Task details: Each line that holds the word "page" should be returned.
▶
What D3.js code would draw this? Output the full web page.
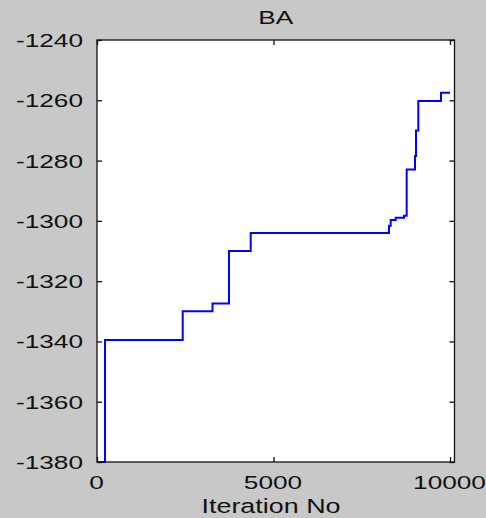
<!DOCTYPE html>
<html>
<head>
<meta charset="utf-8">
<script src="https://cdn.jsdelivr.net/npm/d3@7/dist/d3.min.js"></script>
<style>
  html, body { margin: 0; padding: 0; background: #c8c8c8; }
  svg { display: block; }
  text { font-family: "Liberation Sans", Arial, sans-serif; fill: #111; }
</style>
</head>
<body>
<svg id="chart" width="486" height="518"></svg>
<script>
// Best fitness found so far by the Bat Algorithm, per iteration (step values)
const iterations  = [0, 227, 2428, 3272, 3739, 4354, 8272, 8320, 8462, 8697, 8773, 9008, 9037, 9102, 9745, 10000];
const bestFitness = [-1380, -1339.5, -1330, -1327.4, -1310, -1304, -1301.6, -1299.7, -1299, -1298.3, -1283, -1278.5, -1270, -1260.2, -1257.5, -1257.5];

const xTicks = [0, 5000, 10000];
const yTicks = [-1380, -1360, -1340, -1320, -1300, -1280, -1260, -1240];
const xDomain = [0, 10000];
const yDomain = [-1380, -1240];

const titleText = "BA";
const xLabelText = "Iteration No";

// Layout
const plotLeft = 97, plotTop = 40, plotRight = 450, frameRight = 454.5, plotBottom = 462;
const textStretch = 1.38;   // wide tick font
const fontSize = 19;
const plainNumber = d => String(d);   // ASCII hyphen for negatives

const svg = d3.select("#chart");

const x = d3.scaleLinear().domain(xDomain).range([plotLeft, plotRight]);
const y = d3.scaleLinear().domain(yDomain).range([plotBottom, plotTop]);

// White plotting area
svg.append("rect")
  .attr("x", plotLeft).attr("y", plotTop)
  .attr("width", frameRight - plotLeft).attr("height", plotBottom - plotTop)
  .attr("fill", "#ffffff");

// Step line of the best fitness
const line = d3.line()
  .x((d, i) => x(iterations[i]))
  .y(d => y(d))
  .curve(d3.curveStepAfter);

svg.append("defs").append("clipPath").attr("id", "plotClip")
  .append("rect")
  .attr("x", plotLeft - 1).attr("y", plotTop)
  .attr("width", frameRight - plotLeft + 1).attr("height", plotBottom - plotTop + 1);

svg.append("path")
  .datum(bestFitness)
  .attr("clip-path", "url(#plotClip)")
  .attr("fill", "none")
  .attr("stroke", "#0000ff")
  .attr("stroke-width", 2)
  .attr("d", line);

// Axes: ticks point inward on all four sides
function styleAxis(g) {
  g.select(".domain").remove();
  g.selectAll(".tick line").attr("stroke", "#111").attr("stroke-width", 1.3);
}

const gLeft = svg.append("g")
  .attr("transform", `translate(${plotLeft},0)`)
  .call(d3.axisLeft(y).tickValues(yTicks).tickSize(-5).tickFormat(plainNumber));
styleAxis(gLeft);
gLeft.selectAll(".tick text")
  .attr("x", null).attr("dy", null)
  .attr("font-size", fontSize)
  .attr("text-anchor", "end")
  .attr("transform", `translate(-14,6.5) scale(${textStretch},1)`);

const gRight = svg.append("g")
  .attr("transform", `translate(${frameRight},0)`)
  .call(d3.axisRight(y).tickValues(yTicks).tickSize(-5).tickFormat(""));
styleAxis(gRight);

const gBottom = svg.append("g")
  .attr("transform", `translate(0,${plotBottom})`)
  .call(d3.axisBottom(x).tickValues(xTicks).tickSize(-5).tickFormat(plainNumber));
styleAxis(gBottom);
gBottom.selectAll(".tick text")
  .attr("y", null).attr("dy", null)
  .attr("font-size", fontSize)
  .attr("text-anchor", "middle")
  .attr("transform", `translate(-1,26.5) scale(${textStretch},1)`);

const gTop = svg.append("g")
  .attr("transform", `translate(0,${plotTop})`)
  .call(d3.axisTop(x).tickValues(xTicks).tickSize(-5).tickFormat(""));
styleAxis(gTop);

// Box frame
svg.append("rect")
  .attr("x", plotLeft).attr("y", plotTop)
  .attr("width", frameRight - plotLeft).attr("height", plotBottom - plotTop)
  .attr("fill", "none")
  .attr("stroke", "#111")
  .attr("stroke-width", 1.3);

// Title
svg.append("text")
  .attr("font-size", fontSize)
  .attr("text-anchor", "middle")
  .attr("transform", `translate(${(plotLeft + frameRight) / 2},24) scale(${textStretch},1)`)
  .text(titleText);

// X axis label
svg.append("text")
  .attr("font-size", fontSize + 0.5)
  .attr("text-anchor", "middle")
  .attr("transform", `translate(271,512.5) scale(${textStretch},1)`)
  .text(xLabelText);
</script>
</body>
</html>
◀
▶
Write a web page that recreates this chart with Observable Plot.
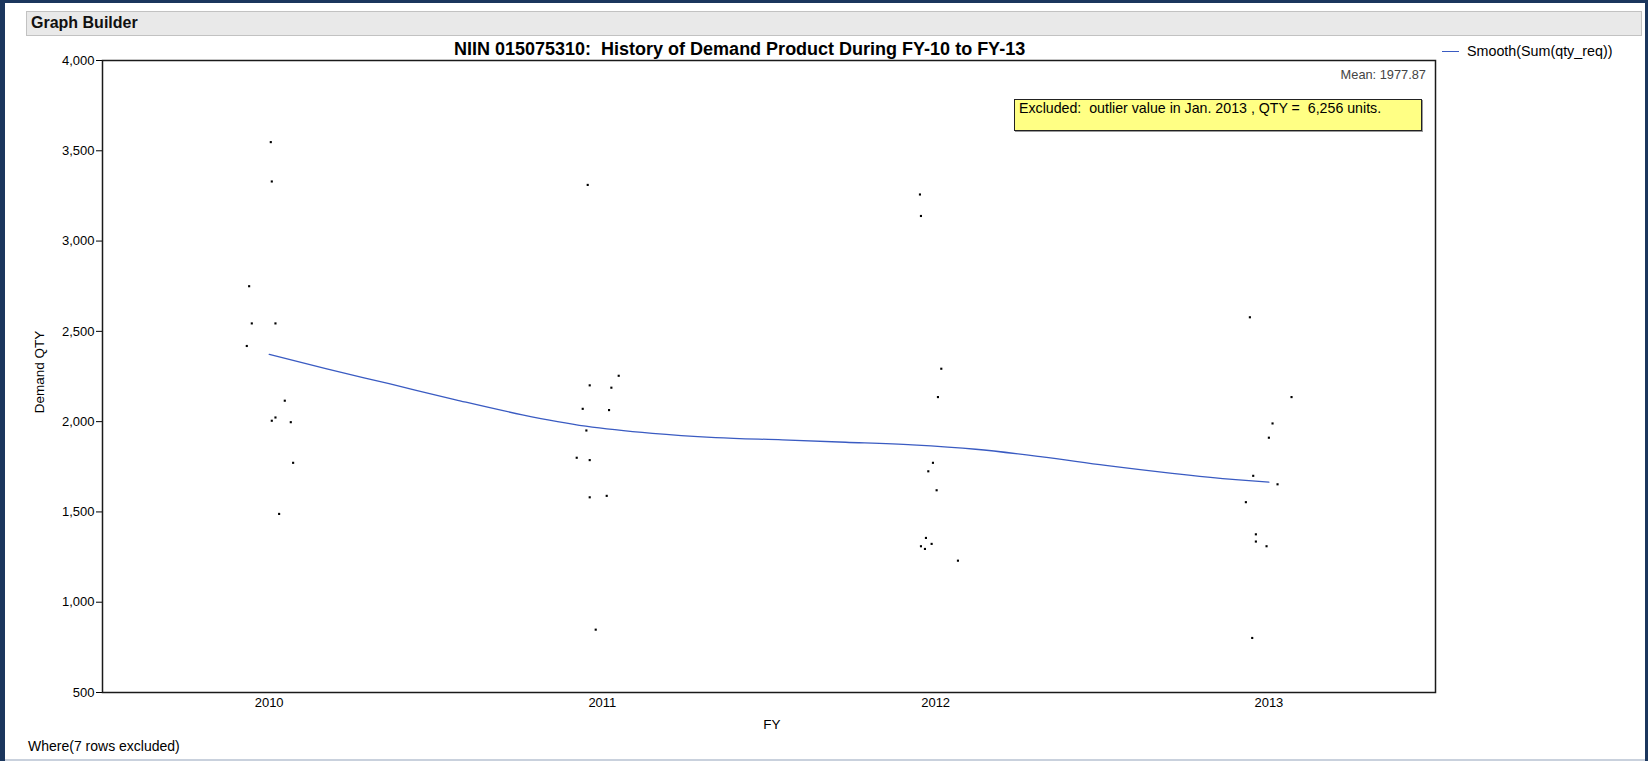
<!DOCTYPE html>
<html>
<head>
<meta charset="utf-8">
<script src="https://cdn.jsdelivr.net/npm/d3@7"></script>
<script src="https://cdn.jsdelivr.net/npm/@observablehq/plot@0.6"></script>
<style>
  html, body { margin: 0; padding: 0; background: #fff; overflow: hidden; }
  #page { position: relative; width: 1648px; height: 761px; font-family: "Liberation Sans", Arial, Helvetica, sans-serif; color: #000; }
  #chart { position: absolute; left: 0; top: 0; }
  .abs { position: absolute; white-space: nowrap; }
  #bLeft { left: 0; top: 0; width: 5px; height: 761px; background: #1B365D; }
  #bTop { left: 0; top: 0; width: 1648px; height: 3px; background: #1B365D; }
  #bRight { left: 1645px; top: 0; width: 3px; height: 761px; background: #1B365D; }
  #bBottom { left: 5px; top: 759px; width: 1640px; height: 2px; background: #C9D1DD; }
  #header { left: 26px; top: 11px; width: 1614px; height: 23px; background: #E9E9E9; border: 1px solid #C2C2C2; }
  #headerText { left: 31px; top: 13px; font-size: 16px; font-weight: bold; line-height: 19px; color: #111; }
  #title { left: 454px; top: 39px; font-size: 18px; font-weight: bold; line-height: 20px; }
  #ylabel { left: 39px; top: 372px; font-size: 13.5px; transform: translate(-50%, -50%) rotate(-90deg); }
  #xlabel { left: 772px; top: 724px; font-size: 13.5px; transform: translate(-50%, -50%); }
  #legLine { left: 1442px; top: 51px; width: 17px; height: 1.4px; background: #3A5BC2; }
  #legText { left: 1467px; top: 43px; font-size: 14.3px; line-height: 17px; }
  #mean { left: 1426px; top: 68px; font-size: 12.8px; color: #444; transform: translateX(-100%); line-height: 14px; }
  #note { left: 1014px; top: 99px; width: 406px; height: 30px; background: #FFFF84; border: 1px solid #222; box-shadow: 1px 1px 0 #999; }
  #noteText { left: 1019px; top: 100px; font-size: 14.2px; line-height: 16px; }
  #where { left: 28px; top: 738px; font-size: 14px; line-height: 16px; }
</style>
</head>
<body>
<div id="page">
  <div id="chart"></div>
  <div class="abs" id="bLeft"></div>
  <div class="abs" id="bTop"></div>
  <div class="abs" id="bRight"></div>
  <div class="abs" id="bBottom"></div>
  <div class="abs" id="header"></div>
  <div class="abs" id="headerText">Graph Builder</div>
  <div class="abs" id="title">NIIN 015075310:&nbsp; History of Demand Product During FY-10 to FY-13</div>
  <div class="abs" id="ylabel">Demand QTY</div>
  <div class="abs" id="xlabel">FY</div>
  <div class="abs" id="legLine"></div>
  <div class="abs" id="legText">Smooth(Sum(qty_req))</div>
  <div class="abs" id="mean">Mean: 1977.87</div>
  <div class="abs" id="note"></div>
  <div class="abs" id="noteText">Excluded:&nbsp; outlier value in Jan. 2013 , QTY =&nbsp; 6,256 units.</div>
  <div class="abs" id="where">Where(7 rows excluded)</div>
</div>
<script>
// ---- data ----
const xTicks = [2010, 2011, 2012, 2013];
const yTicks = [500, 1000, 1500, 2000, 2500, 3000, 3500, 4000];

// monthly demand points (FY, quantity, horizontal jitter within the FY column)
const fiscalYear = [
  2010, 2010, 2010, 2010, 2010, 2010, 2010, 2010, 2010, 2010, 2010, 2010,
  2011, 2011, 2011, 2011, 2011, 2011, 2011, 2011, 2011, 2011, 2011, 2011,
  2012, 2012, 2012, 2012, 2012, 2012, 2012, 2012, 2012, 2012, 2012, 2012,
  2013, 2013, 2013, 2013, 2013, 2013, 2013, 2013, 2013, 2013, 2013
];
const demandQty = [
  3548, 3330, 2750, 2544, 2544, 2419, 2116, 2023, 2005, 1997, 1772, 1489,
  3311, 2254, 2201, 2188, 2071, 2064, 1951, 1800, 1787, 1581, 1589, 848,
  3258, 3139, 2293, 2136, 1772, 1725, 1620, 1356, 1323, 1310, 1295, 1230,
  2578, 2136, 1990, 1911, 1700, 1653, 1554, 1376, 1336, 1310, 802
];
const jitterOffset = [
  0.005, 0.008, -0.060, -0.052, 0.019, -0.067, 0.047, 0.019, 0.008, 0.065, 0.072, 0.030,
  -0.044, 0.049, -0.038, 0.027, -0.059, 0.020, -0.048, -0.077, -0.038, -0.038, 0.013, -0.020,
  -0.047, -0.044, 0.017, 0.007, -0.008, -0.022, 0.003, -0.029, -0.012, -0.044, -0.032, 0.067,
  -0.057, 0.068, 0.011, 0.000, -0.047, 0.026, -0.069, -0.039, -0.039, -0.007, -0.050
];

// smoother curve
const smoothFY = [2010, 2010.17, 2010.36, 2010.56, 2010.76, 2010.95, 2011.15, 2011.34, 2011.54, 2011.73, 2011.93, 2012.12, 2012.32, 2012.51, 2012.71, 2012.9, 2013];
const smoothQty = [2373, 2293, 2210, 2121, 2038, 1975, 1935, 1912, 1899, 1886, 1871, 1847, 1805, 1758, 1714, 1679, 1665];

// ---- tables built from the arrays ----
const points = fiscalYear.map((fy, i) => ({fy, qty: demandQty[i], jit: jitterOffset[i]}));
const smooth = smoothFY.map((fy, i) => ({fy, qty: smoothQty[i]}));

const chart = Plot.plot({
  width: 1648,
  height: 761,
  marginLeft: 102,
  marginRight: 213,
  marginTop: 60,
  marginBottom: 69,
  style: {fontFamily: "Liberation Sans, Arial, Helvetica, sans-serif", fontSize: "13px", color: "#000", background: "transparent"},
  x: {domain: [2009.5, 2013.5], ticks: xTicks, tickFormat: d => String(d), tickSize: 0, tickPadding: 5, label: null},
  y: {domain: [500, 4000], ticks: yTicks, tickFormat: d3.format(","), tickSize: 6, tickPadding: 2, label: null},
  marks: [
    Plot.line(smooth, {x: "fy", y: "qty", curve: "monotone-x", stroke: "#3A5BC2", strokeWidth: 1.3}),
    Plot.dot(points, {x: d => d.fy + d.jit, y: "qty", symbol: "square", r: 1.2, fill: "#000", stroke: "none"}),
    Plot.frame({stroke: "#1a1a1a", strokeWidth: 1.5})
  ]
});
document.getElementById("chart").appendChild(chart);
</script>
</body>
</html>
◀
Final answer:
What D3.js code would draw this? Output the full web page.
Write a web page that recreates this chart with Observable Plot.
  #page { position: relative; width: 1648px; height: 761px; font-family: "Liberation Sans", Arial, Helvetica, sans-serif; color: #000; }
<div id="page">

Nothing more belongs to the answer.